If one of the key competitors of an HSBC, Barclays or Standard Chartered is saying in America that it is not even going to comply with Basel III, we will have a major regulatory arbitrage in the world. Long term, that is a big mistake.

If you are a chief executive or are on the board of the bank, you have to ask which centre you should have your head office in. The amounts of capital required are extraordinary. The Vickers report has huge implications. I have great sympathy with separating retail and investment banking. They are fundamentally different businesses. But let us truly understand the amounts of capital that will be required to fund the investment banks with the capital ratios that are being suggested before we rush to a law.

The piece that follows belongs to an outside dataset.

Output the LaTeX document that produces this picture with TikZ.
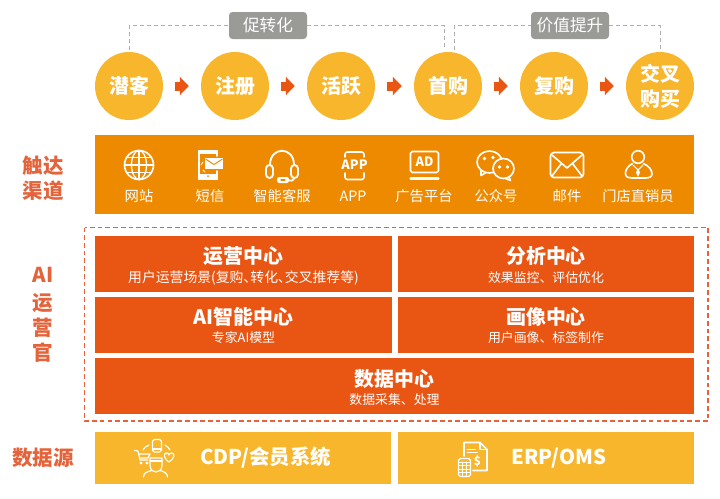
\documentclass[tikz,border=0pt]{standalone}
\usepackage{fontspec}
\setmainfont{Noto Sans CJK SC}
\newfontfamily\tightcjk[RawFeature=+palt]{Noto Sans CJK SC}
\usepackage{xcolor}
\usetikzlibrary{arrows.meta,positioning,calc}
\definecolor{stageyellow}{HTML}{F8B62D}
\definecolor{channelorange}{HTML}{EE8A00}
\definecolor{hubred}{HTML}{E95513}
\definecolor{sidered}{HTML}{E5633A}
\definecolor{taggrey}{HTML}{9A9A96}
\tikzset{
  stagenode/.style={circle,fill=stageyellow,text=white,minimum size=2.04cm,inner sep=0pt,align=center,font=\fontsize{17}{21.3}\selectfont\bfseries},
  flowarrow/.style={draw=hubred,line width=.27cm,shorten <=.36cm,shorten >=.36cm,-{Triangle[length=.27cm,width=.54cm,color=hubred]}},
  tagnode/.style={rectangle,rounded corners=3pt,fill=taggrey,text=white,minimum width=2.34cm,minimum height=.81cm,inner sep=0pt,font=\fontsize{14.2}{16}\selectfont},
  guideline/.style={draw=taggrey!80,line width=.7pt,dash pattern=on 3.4pt off 2.6pt},
  channelbar/.style={rectangle,fill=channelorange,minimum width=17.97cm,minimum height=2.37cm,inner sep=0pt},
  hubbox/.style={rectangle,fill=hubred,minimum width=8.9cm,minimum height=1.68cm,inner sep=0pt},
  hubtitle/.style={text=white,inner sep=0pt,font=\fontsize{17}{20}\selectfont\bfseries},
  hubsub/.style={text=white,inner sep=0pt,font=\fontsize{11}{13}\selectfont},
  sourcebox/.style={rectangle,fill=stageyellow,minimum width=8.9cm,minimum height=1.56cm,inner sep=0pt},
  sourcetext/.style={text=white,inner sep=0pt,font=\fontsize{17.4}{20}\selectfont\bfseries},
  sidelabel/.style={text=sidered,inner sep=0pt,align=center,font=\fontsize{17.5}{21.3}\selectfont\bfseries},
  channeltext/.style={text=white,inner sep=0pt,font=\fontsize{12.2}{14}\selectfont},
  iconline/.style={draw=white,line width=1.4pt,line cap=round,line join=round},
  iconfill/.style={fill=white,draw=none},
}
\begin{document}
\begin{tikzpicture}[x=.03cm,y=-.03cm]
  \useasboundingbox (0,0) rectangle (720,499);

  % funnel stages
  \node[stagenode] (qianke) at (129,86) {潜客};
  \node[stagenode] (zhuce) at (235,86) {注册};
  \node[stagenode] (huoyue) at (341,86) {活跃};
  \node[stagenode] (shougou) at (448,86) {首购};
  \node[stagenode] (fugou) at (554,86) {复购};
  \node[stagenode] (jiaocha) at (660,86) {交叉\\购买};
  \draw[flowarrow] (qianke.east) -- (zhuce.west);
  \draw[flowarrow] (zhuce.east) -- (huoyue.west);
  \draw[flowarrow] (huoyue.east) -- (shougou.west);
  \draw[flowarrow] (shougou.east) -- (fugou.west);
  \draw[flowarrow] (fugou.east) -- (jiaocha.west);

  \node[tagnode] (tagA) at (268,25.5) {促转化};
  \node[tagnode] (tagB) at (570,25.5) {价值提升};
  \coordinate (tagAend) at (444,50);
  \coordinate (tagBstart) at (454,50);
  \coordinate (tagAstart) at (129,50);
  \coordinate (tagBend) at (660,50);
  \draw[guideline] (tagAstart) |- (tagA.west);
  \draw[guideline] (tagA.east) -| (tagAend);
  \draw[guideline] (tagBstart) |- (tagB.west);
  \draw[guideline] (tagB.east) -| (tagBend);

  % channels
  \node[sidelabel] (chuda) at (43,178.5) {触达\\渠道};
  \node[channelbar] (channels) at (394.5,174.5) {};
  \node[channeltext] (wangzhan) at (139,196) {网站};
  \node[channeltext] (duanxin) at (210,196) {短信};
  \node[channeltext] (kefu) at (282,196) {智能客服};
  \node[channeltext] (app) at (353,196) {APP};
  \node[channeltext] (guanggao) at (424,196) {广告平台};
  \node[channeltext] (gongzhong) at (496,196) {公众号};
  \node[channeltext] (youjian) at (567,196) {邮件};
  \node[channeltext] (mendian) at (638,196) {门店直销员};

  % globe
  \draw[iconline] (139,165) circle (14.5);
  \draw[iconline,line width=1.1pt] (139,165) ellipse (7.5 and 14.5);
  \draw[iconline,line width=1.1pt] (139,150.5) -- (139,179.5);
  \draw[iconline,line width=1.1pt] (124.5,165) -- (153.5,165);
  \draw[iconline,line width=1.1pt] (127,157.5) -- (151,157.5);
  \draw[iconline,line width=1.1pt] (127,172.5) -- (151,172.5);

  % phone with envelope
  \draw[iconline] (217,156) -- (217,152.5) -- (199,152.5) -- (199,178.5) -- (217,178.5) -- (217,171);
  \fill[iconfill] (198,150) rectangle (218,154);
  \fill[iconfill] (198,173.5) rectangle (218,180);
  \fill[channelorange] (208,176.2) circle (1);
  \fill[iconfill] (205,158) rectangle (223,169);
  \draw[channelorange,line width=.8pt] (205.5,159) -- (214,164.5) -- (222.5,159);
  \draw[iconline,line width=.7pt] (203,162) -- (201,165) (203,170) -- (205,172);

  % headset
  \draw[iconline,line width=1.6pt] (270,165) .. controls (270,146) and (294,146) .. (294,165);
  \draw[iconline,line width=1.6pt,rounded corners=3pt] (266,165) rectangle (273,178);
  \draw[iconline,line width=1.6pt,rounded corners=3pt] (291,165) rectangle (298,178);
  \draw[iconline,line width=1.6pt] (294.5,178) .. controls (294,181) and (291,181) .. (288,180.5);
  \fill[iconfill,rounded corners=2pt] (277,177) rectangle (289,183);
  \fill[channelorange,rounded corners=1pt] (280,179.2) rectangle (286,180.8);

  % app
  \draw[iconline,rounded corners=2pt] (345,157) -- (345,152) -- (364,152) -- (364,157);
  \draw[iconline,rounded corners=2pt] (345,173) -- (345,179.5) -- (364,179.5) -- (364,173);
  \node[text=white,inner sep=0pt,font=\fontsize{11}{12}\selectfont\bfseries] (appicon) at (354.5,165) {APP};

  % ad
  \draw[iconline,rounded corners=1.5pt] (410.5,151.5) rectangle (438.5,172.5);
  \node[text=white,inner sep=0pt,font=\fontsize{11}{12}\selectfont\bfseries] (adicon) at (424.5,162) {AD};
  \draw[iconline,line width=1.8pt] (410.5,178.5) -- (438.5,178.5);

  % wechat
  \draw[iconline] (489.5,162) ellipse (12.5 and 11);
  \draw[iconline,fill=channelorange] (503.5,168.5) ellipse (10.5 and 10);
  \draw[iconline] (481,171) -- (481,175.5) -- (486,172.5);
  \draw[iconline] (509,177) -- (510.5,180.5) -- (505.5,178.5);
  \fill[iconfill] (484.5,158.5) circle (1.8);
  \fill[iconfill] (493,157.5) circle (1.8);
  \fill[iconfill] (499.5,167) circle (1.8);
  \fill[iconfill] (507.5,167) circle (1.8);

  % mail
  \draw[iconline,rounded corners=3pt] (550.5,152.5) rectangle (583.5,177.5);
  \draw[iconline] (552,155) -- (567,168) -- (582,155);
  \draw[iconline] (552,176) -- (561.5,163.5);
  \draw[iconline] (582,176) -- (572.5,163.5);

  % shop assistant
  \draw[iconline] (638,157) circle (6.3);
  \draw[iconline] (632.5,163.5) .. controls (628,166) and (625,170) .. (625.5,174) .. controls (626,177.5) and (629,178) .. (632,178) -- (645,178) .. controls (649,178) and (652,177) .. (652,174) .. controls (652,170) and (649,166) .. (643.5,163.5);
  \draw[iconline,line width=.9pt] (633,165) -- (638,170) -- (643,165);
  \fill[iconfill] (638,168) -- (640,172.5) -- (638,177) -- (636,172.5) -- cycle;

  % ai operations
  \node[sidelabel,align=center] (ailabel) at (43,275) {AI};
  \node[sidelabel] (yun) at (43,303) {运};
  \node[sidelabel] (ying) at (43,328) {营};
  \node[sidelabel] (guan) at (43,353) {官};
  \draw[sidered,line width=.9pt,dash pattern=on 4pt off 2.6pt] (84.5,227.5) rectangle (708,421);
  \node[hubbox] (opsbox) at (243.5,264) {};
  \node[hubtitle] (opstitle) at (243.5,256) {运营中心};
  \node[hubsub,font=\fontsize{11.8}{13}\tightcjk] (opssub) at (243.5,278) {用户运营场景(复购、转化、交叉推荐等)};
  \node[hubbox] (analysisbox) at (546,264) {};
  \node[hubtitle] (analysistitle) at (546,256) {分析中心};
  \node[hubsub] (analysissub) at (546,278) {效果监控、评估优化};
  \node[hubbox] (aibox) at (243.5,325) {};
  \node[hubtitle] (aititle) at (243.5,317) {AI智能中心};
  \node[hubsub] (aisub) at (243.5,338) {专家AI模型};
  \node[hubbox] (portraitbox) at (546,325) {};
  \node[hubtitle] (portraittitle) at (546,317) {画像中心};
  \node[hubsub] (portraitsub) at (546,338) {用户画像、标签制作};
  \node[hubbox,minimum width=17.97cm] (databox) at (394.5,385.5) {};
  \node[hubtitle] (datatitle) at (394.5,379) {数据中心};
  \node[hubsub] (datasub) at (394.5,400) {数据采集、处理};

  % data sources
  \node[sidelabel] (shuju) at (43,458) {数据源};
  \node[sourcebox] (cdpbox) at (243,458) {};
  \node[sourcetext] (cdptext) at (265.5,458) {CDP/会员系统};
  \node[sourcebox] (erpbox) at (546,458) {};
  \node[sourcetext] (erptext) at (559,458) {ERP/OMS};

  % cdp icon
  \draw[iconline,line width=1pt,rounded corners=1.5pt] (152.5,439.5) rectangle (161.5,452);
  \draw[iconline,line width=1pt] (152.5,449) -- (161.5,449);
  \draw[iconline,line width=1pt] (149,445) .. controls (146,446) and (144,448) .. (143,450);
  \draw[iconline,line width=1pt] (165,445) .. controls (167,446) and (169,448) .. (170,450);
  \draw[iconline,line width=1pt] (134.5,450.5) -- (138,451) -- (140,460) -- (148,460);
  \draw[iconline,line width=1pt] (138.5,454) -- (150,454) -- (148,458) -- (139.5,458);
  \draw[iconline,line width=1pt] (141,463) circle (.9) (147,463) circle (.9);
  \draw[iconline,line width=1pt] (169,462) .. controls (163,458) and (163.5,453) .. (166.5,453) .. controls (168,453) and (169,454) .. (169,455) .. controls (169,454) and (170.5,453) .. (171.5,453) .. controls (175,453) and (175,458) .. (169,462);
  \draw[iconline,line width=1pt] (150,458) -- (162,458) -- (162,465) .. controls (162,470) and (159,472) .. (156,472) .. controls (153,472) and (150,470) .. (150,465) -- cycle;
  \draw[iconline,line width=1pt] (150,461) -- (162,461);
  \draw[iconline,line width=1pt] (143.5,477) .. controls (143.5,473) and (147,471.5) .. (152,470.5);
  \draw[iconline,line width=1pt] (167.5,477) .. controls (167.5,473) and (164,471.5) .. (160,470.5);

  % erp icon
  \draw[iconline,line width=1.3pt] (464,456) -- (464,442.5) -- (480,442.5) -- (487,449.5) -- (487,470.5) -- (473,470.5);
  \draw[iconline,line width=1pt] (480,443) -- (480,449.5) -- (486.5,449.5);
  \draw[iconline,line width=1.3pt] (467.5,449.5) -- (475,449.5);
  \draw[iconline,line width=1.3pt] (467.5,452.5) -- (477,452.5);
  \node[text=white,inner sep=0pt,font=\fontsize{10}{11}\selectfont\bfseries] (dollar) at (477.5,461.5) {\$};
  \draw[iconline,line width=1.2pt,rounded corners=1.5pt] (458.5,458.5) rectangle (470.5,476.5);
  \draw[iconline,line width=.6pt] (458.5,462) -- (470.5,462) (458.5,465.5) -- (470.5,465.5) (458.5,469) -- (470.5,469) (458.5,472.5) -- (470.5,472.5) (462.5,462) -- (462.5,476.5) (466.5,462) -- (466.5,476.5);
\end{tikzpicture}
\end{document}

We need to be very aware of the political anti-banker bashing. We have had that and we need to move on. We need to move into an era where the G7, G8 and other applicable countries come together, learn the lessons and in the next six months agree a regulatory framework.

Autocratic leadership, reckless lending abroad with the wrong make-up, a disastrous acquisition coupled with shareholders who seemed to egg the bank on—that is the story of RBS. It was not actually about capital: it was so much about the culture of the board. I am concerned about a move to saying that the answer to all the banking problems is just capital. It is not.

The important thing about banking is that retail banking is all about small loans and a huge volume of customers. The other thing that the Vickers report misses is that it is increasingly difficult to fund a retail bank without wholesale deposits. That is the fundamental issue for the future of banking.